Task requirements:
The line containing "y_max = 0.25" marks the end: extract everything from the first line of the data through that line, exactly, with no pictures.

Collected material:

+++

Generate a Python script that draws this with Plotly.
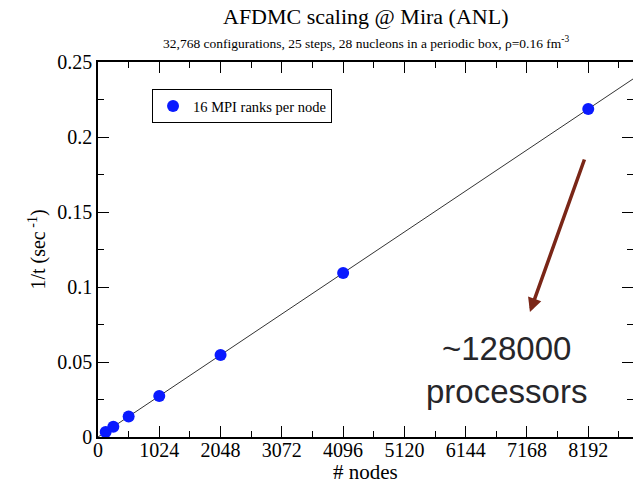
import numpy as np
import plotly.graph_objects as go

# ---- data ----
nodes = [128, 256, 512, 1024, 2048, 4096, 8192]
inv_time = [0.0034, 0.0068, 0.0137, 0.0274, 0.0546, 0.1094, 0.2187]
x_ticks = [0, 1024, 2048, 3072, 4096, 5120, 6144, 7168, 8192]
x_max = 8940
y_max = 0.25

series_name = "16 MPI ranks per node"
title_text = "AFDMC scaling @ Mira (ANL)"
subtitle_text = "32,768 configurations, 25 steps, 28 nucleons in a periodic box, ρ=0.16 fm<sup>-3</sup>"
x_title = "# nodes"
y_title = "1/t (sec<sup> -1</sup>)"
note_text = "~128000<br>processors"

# linear fit through the origin
xa = np.array(nodes, dtype=float)
ya = np.array(inv_time, dtype=float)
slope = float((xa * ya).sum() / (xa * xa).sum())
fit_x = [0, x_max]
fit_y = [0, slope * x_max]

serif = "Liberation Serif, Times New Roman, serif"

fig = go.Figure()
fig.add_trace(go.Scatter(x=fit_x, y=fit_y, mode="lines",
                         line=dict(color="#333333", width=1), showlegend=False,
                         hoverinfo="skip"))
fig.add_trace(go.Scatter(x=nodes, y=inv_time, mode="markers", name=series_name,
                         marker=dict(color="#0a1aff", size=12)))

axis_common = dict(showline=True, linecolor="black", linewidth=1.5, mirror="allticks",
                   ticks="inside", ticklen=11, tickwidth=1, tickcolor="black",
                   showgrid=False, zeroline=False, automargin=False,
                   tickfont=dict(family=serif, size=20, color="black"))

fig.update_xaxes(range=[0, x_max], tickvals=x_ticks, ticktext=[str(v) for v in x_ticks],
                 minor=dict(ticks="inside", ticklen=6, tickwidth=1, tickcolor="black",
                            tickvals=[v + 512 for v in x_ticks]),
                 ticklabelstandoff=-6,
                 **axis_common)
fig.update_yaxes(range=[0, y_max], dtick=0.05,
                 minor=dict(ticks="inside", ticklen=6, tickwidth=1, tickcolor="black",
                            dtick=0.025),
                 title=dict(text=y_title, font=dict(family=serif, size=20, color="black"),
                            standoff=6),
                 **axis_common)

# x-axis title (placed below the tick labels)
fig.add_annotation(text=x_title, xref="paper", yref="paper", x=0.5, y=(437 - 472) / 375,
                   xanchor="center", yanchor="middle", showarrow=False,
                   font=dict(family=serif, size=21, color="black"))

fig.add_annotation(text=title_text, xref="paper", yref="paper", x=0.5, y=(437 - 17) / 375,
                   xanchor="center", yanchor="middle", showarrow=False,
                   font=dict(family=serif, size=22, color="black"))
fig.add_annotation(text=subtitle_text, xref="paper", yref="paper", x=0.5, y=(437 - 42) / 375,
                   xanchor="center", yanchor="middle", showarrow=False,
                   font=dict(family=serif, size=13.5, color="black"))

# arrow
fig.add_annotation(x=7218, y=0.0833, ax=8137, ay=0.186, xref="x", yref="y",
                   axref="x", ayref="y", text="", showarrow=True,
                   arrowhead=2, arrowsize=0.8, arrowwidth=3.5, arrowcolor="#7a2617")
fig.add_annotation(text=note_text, xref="x", yref="y", x=6834, y=0.045,
                   xanchor="center", yanchor="middle", showarrow=False,
                   font=dict(family="Liberation Sans, Arial, sans-serif", size=33, color="#26262a"))

fig.update_layout(
    width=633, height=484,
    margin=dict(l=98, r=0, t=62, b=47),
    paper_bgcolor="white", plot_bgcolor="white",
    showlegend=True,
    legend=dict(x=0.101, y=(437 - 89) / 375, xanchor="left", yanchor="top",
                bgcolor="white", bordercolor="black", borderwidth=1,
                font=dict(family=serif, size=14.5, color="black")),
)

fig.write_html("out.html")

+++

Result of the task:
Generate a Python script that draws this with Plotly.
import numpy as np
import plotly.graph_objects as go

# ---- data ----
nodes = [128, 256, 512, 1024, 2048, 4096, 8192]
inv_time = [0.0034, 0.0068, 0.0137, 0.0274, 0.0546, 0.1094, 0.2187]
x_ticks = [0, 1024, 2048, 3072, 4096, 5120, 6144, 7168, 8192]
x_max = 8940
y_max = 0.25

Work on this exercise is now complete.